Upon further analysis, there's still an issue with your test. You must sort the vals with your array. Here's an example that uses putmulti to get around the issue with put. You should probably use putmulti (with more than one pair at a time) anyways if you are optimizing for performance.

import lmdb
import numpy as np
np.random.seed(1)

arr  = np.random.randint(10, 15, 8)
vals = np.random.randint(0, 100000, 8)

sort_idx = np.argsort(arr)
arr = arr[sort_idx]
vals = vals[sort_idx]

both = sorted(zip(arr, vals))

env = lmdb.open('test.lmdb', max_dbs = 1)
db = env.open_db(b'db', dupsort=True, integerkey=True, integerdup=True)

pack_item = lambda x: x.to_bytes(4, 'little')
with env.begin(db=db, write=True) as t:
    for tup in both:
        print(tup)
        key = pack_item(int(tup[0]))
        val = pack_item(int(tup[1]))
        with t.cursor() as curs:
            print(curs.putmulti([(key,val)],append=True))
rickbeeloo commented 3 years ago

1.

you should probably use putmulti (with more than one pair at a time) anyways if you are optimizing for performance.

For the insertion performance, yes, however in our case, the arr and vals are enormous (>200 million items), and therefore using zip will at one point hold not only arr and vals in RAM but also the zipped array, therefore, using >2x more memory than directly inserting using put (around 2.5% RAM vs 10% in our test). Therefore it would be awesome if it would be fixed for put too? ;)

2. How can I properly use get here?

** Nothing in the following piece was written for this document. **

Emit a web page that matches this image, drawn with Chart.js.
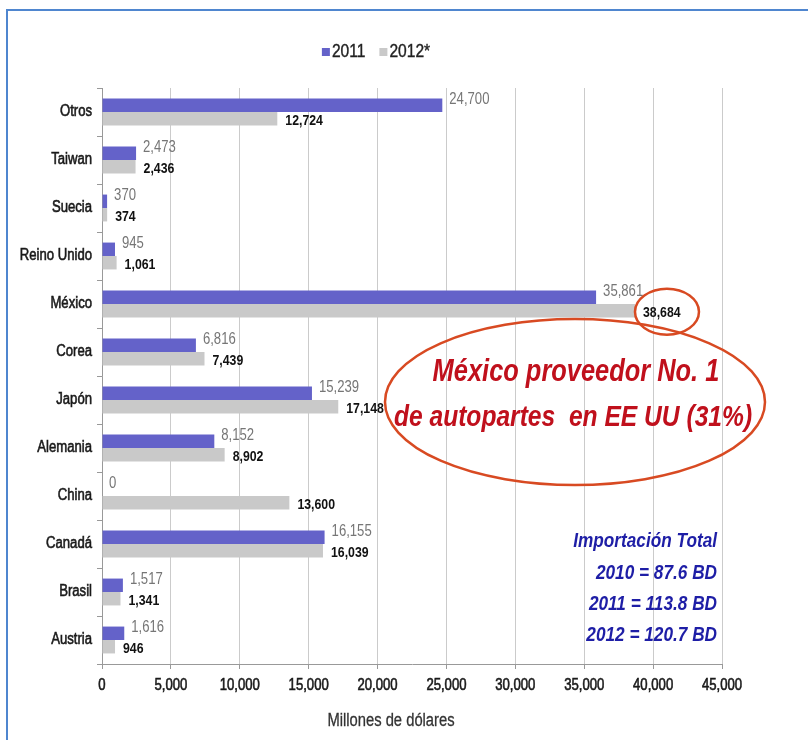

This is probably a stupid question... but I cant figure out how to get the value based on the key here

env = lmdb.open('test.lmdb')
with env.begin() as txn:
    print(txn.get(pack_item(10)))

This will return None, perhaps I should specify the db somewhere?

3. Open cursor over and over again? I see that with t.cursor() as curs: is called within the for loop, is this required? in our case, we then would open the cursor millions of times wouldn't that introduce lots of overhead?

jnwatson commented 3 years ago

I will definitely fix the put. I'm just trying to provide a workaround. You can structure the array so you're keeping the keys and vals together. Inserting 10000 key/vals at a time might provide a 100x perf increase.

See how I open the txn above with env.begin(db=db, write=True). You must specify the database (essentially, a separate table) when you open the transaction.

rickbeeloo commented 3 years ago

Integer insert does not work with to_bytes(5, 'little') I'm checking this for our "real dataset" and notice that the above code also only works with pack_item = lambda x: x.to_bytes(4, 'little') but not with pack_item = lambda x: x.to_bytes(5, 'little') - which we require as our integers are bigger. Notably, this apparently was also an issue for https://github.com/jnwatson/py-lmdb/issues/280. What could be the problem here?

Does seem to work when converting the integer to a string and use that as key.... Interestingly, it does not work when we use integer keys, however, it does when we change from integer to strings, so in the above code change this line: key = str(tup[0]).encode('utf-8')

jnwatson commented 3 years ago

All entries in that database must either be 4 or 8 bytes in length.

rickbeeloo commented 3 years ago

You closed this issue (again) but I don't think put is fixed already?

Aaah thanks! Was not aware of that, is it somewhere in the doc?

jnwatson commented 3 years ago

integerkey: If True, indicates keys in the database are C unsigned or size_t integers encoded in native byte order. Keys must all be either unsigned or size_t, they cannot be mixed in a single database.